没几分钟护工就很快有别的事要忙,走开了。

周寂疆就坐在周奶奶病房前那道走廊里的长椅上 门上有一个玻璃小窗,门半掩着,他就透着那道缝隙静静地望着周奶奶。

那个耄耋的老人并不喜欢多说话了,她本来与庄荣白说些体己话倒也十分好,能排解病魔缠身的苦痛与煎熬,可后来她也不知道从哪里得知她的孙子周寂疆已经过世了……

自打那儿她就不太爱说话了,一直仰卧,眼睛呆呆望着天花板,好像有透视眼,透过天花板就能看到什么似的,也很像是在等什么人回来。

护工也跟周寂疆说过,说周奶奶如今年纪大了,又重病,总是说些胡话,说她孙子周寂疆年纪那样青,怎么可能会犯那种自杀的错误?

“可您孙子有抑郁症啊。”

“那我家周娃儿也不可能抛下我不管哩。”周奶奶每次都用这句话反驳。

她说着疯话:“总有一天我家周娃儿会回来找我。
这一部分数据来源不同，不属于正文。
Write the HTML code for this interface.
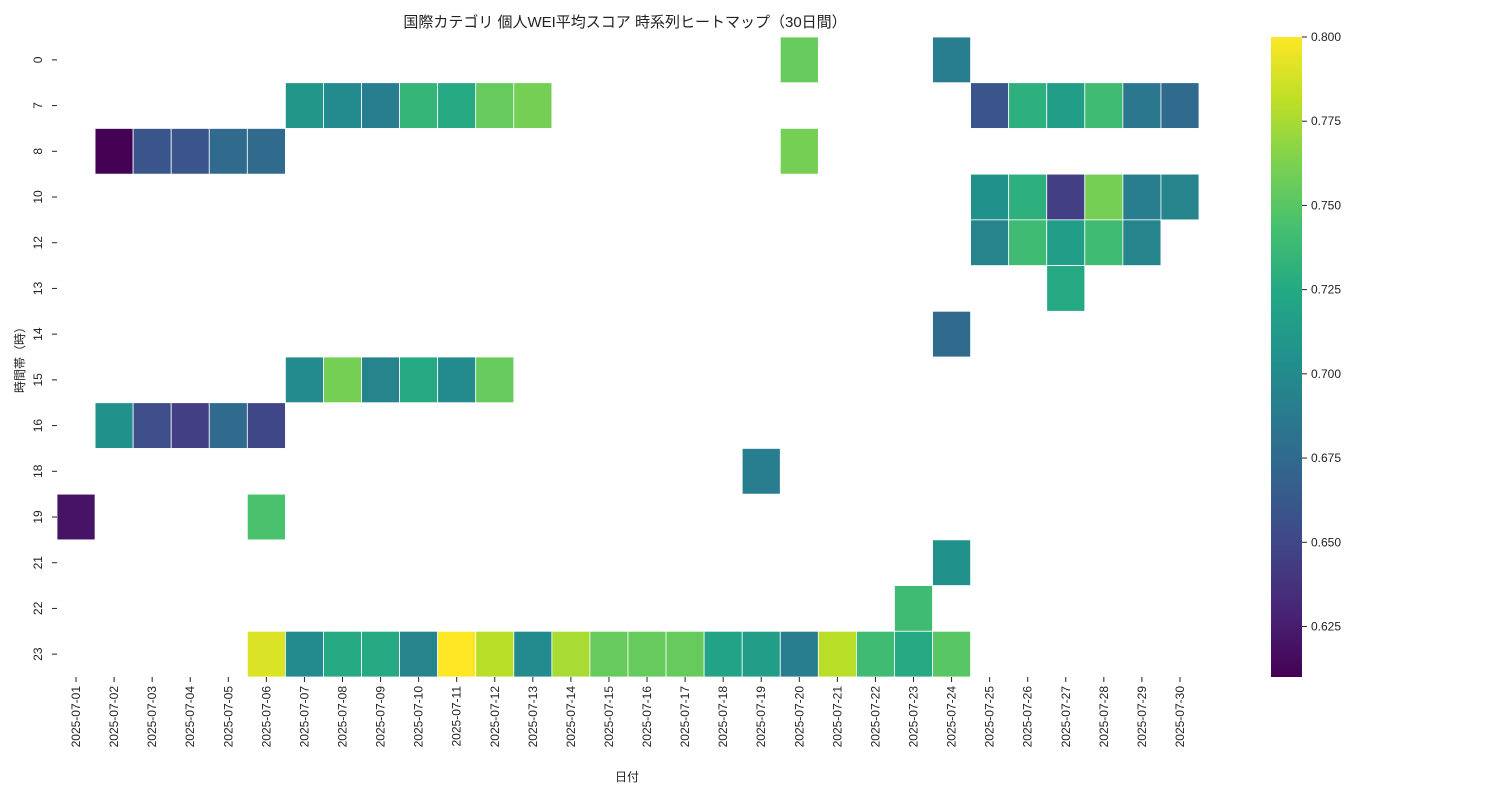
<!DOCTYPE html>
<html><head><meta charset="utf-8">
<style>
body{margin:0;background:#fff;font-family:"Liberation Sans","Noto Sans CJK JP",sans-serif;}
svg text{font-family:"Liberation Sans","Noto Sans CJK JP",sans-serif;fill:#222;}
</style></head>
<body>
<svg id="chart" width="1500" height="800" xmlns="http://www.w3.org/2000/svg">
<defs>
<linearGradient id="vir" x1="0" y1="1" x2="0" y2="0">
<stop offset="0" stop-color="#440154"/><stop offset="0.1" stop-color="#482475"/><stop offset="0.2" stop-color="#414487"/><stop offset="0.3" stop-color="#355f8d"/><stop offset="0.4" stop-color="#2a788e"/><stop offset="0.5" stop-color="#21918c"/><stop offset="0.6" stop-color="#22a884"/><stop offset="0.7" stop-color="#44bf70"/><stop offset="0.8" stop-color="#7ad151"/><stop offset="0.9" stop-color="#bddf26"/><stop offset="1" stop-color="#fde725"/>
</linearGradient>
</defs>
<text x="625" y="27" font-size="15" text-anchor="middle">国際カテゴリ 個人WEI平均スコア 時系列ヒートマップ（30日間）</text>
<g id="cells"></g><g id="xt"></g><g id="yt"></g>
<text x="627" y="781" font-size="12" text-anchor="middle">日付</text>
<text transform="translate(24,357) rotate(-90)" font-size="12" text-anchor="middle">時間帯（時）</text>
<rect x="1271" y="37" width="31" height="640" fill="url(#vir)"/>
<g id="cb"></g>
</svg>
<script>
const dates=[];for(let d=1;d<=30;d++)dates.push('2025-07-'+String(d).padStart(2,'0'));
const hours=[0,7,8,10,12,13,14,15,16,18,19,21,22,23];
const cbTicks=[0.625,0.650,0.675,0.700,0.725,0.750,0.775,0.800];
// [hour, day, value]
const cellsData=[
[0,20,0.755],[0,24,0.69],
[7,7,0.71],[7,8,0.70],[7,9,0.69],[7,10,0.735],[7,11,0.725],[7,12,0.755],[7,13,0.76],[7,25,0.66],[7,26,0.73],[7,27,0.715],[7,28,0.74],[7,29,0.685],[7,30,0.675],
[8,2,0.61],[8,3,0.66],[8,4,0.66],[8,5,0.675],[8,6,0.675],[8,20,0.76],
[10,25,0.705],[10,26,0.73],[10,27,0.645],[10,28,0.76],[10,29,0.69],[10,30,0.695],
[12,25,0.695],[12,26,0.74],[12,27,0.715],[12,28,0.74],[12,29,0.695],
[13,27,0.725],[14,24,0.675],
[15,7,0.70],[15,8,0.76],[15,9,0.695],[15,10,0.725],[15,11,0.70],[15,12,0.755],
[16,2,0.705],[16,3,0.655],[16,4,0.645],[16,5,0.675],[16,6,0.65],
[18,19,0.69],[19,1,0.62],[19,6,0.745],[21,24,0.705],[22,23,0.74],
[23,6,0.79],[23,7,0.70],[23,8,0.725],[23,9,0.725],[23,10,0.695],[23,11,0.80],[23,12,0.78],[23,13,0.70],[23,14,0.775],[23,15,0.755],[23,16,0.755],[23,17,0.755],[23,18,0.72],[23,19,0.715],[23,20,0.69],[23,21,0.78],[23,22,0.74],[23,23,0.725],[23,24,0.75]
];
const vmin=0.61,vmax=0.80;
const X0=57,X1=1199,Y0=37,Y1=677;
const cw=(X1-X0)/dates.length,ch=(Y1-Y0)/hours.length;
const xPos=i=>X0+i*cw, yPos=i=>Y0+i*ch;
const stops=['#440154','#482475','#414487','#355f8d','#2a788e','#21918c','#22a884','#44bf70','#7ad151','#bddf26','#fde725'];
function hex(h){return [1,3,5].map(i=>parseInt(h.substr(i,2),16));}
function color(v){let t=Math.max(0,Math.min(1,(v-vmin)/(vmax-vmin)))*10;let i=Math.min(9,Math.floor(t)),f=t-i;const a=hex(stops[i]),b=hex(stops[i+1]);return 'rgb('+a.map((c,k)=>Math.round(c+(b[k]-c)*f)).join(',')+')';}
const NS='http://www.w3.org/2000/svg';
function mk(tag,attrs,parent){const e=document.createElementNS(NS,tag);for(const k in attrs)e.setAttribute(k,attrs[k]);parent.appendChild(e);return e;}
const gc=document.getElementById('cells');
cellsData.forEach(c=>{const r=hours.indexOf(c[0]),col=c[1]-1;
const e=mk('rect',{x:xPos(col),y:yPos(r),width:cw,height:ch,fill:color(c[2]),stroke:'#fff','stroke-width':0.8},gc);

});
const gx=document.getElementById('xt');
dates.forEach((d,i)=>{const x=xPos(i)+cw/2;
mk('line',{x1:x,y1:Y1,x2:x,y2:Y1+5,stroke:'#222'},gx);
const t=mk('text',{transform:'translate('+(x+4)+','+(Y1+9)+') rotate(-90)','font-size':12,'text-anchor':'end'},gx);
t.textContent=d;

});
const gy=document.getElementById('yt');
hours.forEach((h,i)=>{const y=yPos(i)+ch/2;
mk('line',{x1:X0-5,y1:y,x2:X0,y2:y,stroke:'#222'},gy);
const t=mk('text',{transform:'translate('+(X0-15)+','+y+') rotate(-90)','font-size':12,'text-anchor':'middle'},gy);
t.textContent=h;

});
const gcb=document.getElementById('cb');
cbTicks.forEach(v=>{const y=Y1-(v-vmin)/(vmax-vmin)*(Y1-Y0);
mk('line',{x1:1302,y1:y,x2:1307,y2:y,stroke:'#222'},gcb);
const t=mk('text',{x:1311,y:y+4,'font-size':12},gcb);
t.textContent=v.toFixed(3);

});
</script>
</body></html>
”

“……”

周寂疆在医院从早晨空坐到傍晚,期间他本来还闲着没事想着要不要去做个体检,结果刚去测了体温,医生低头瞥了眼温度计,目光一定,没多久微微睁大眼睛用一种不可置信目光注视着他,随即支起上半身探来还要给他测一次。

周寂疆问医生是不是温度计坏了,让他换一个再来,医生便转身去取,趁着这时间,他就拧开门把手逃出去了。

他跑到了阴暗的楼道里,满鼻子都是消毒药水与灰尘味儿。

周寂疆也是在此刻才能清晰认识到他可不是常忆南,是一个活生生的人,他已经死了,确实是个死人,连正常人体温也没有,更没有办法再合理存活在这个世界里。

结果他可能演着浪子人设演傻了,居然松懈下来警惕,还去体检。

周寂疆低头,明明他跑动这样快,运动过量,他胸口心跳应该无比剧烈,呼吸也带着热,可是什么都没有。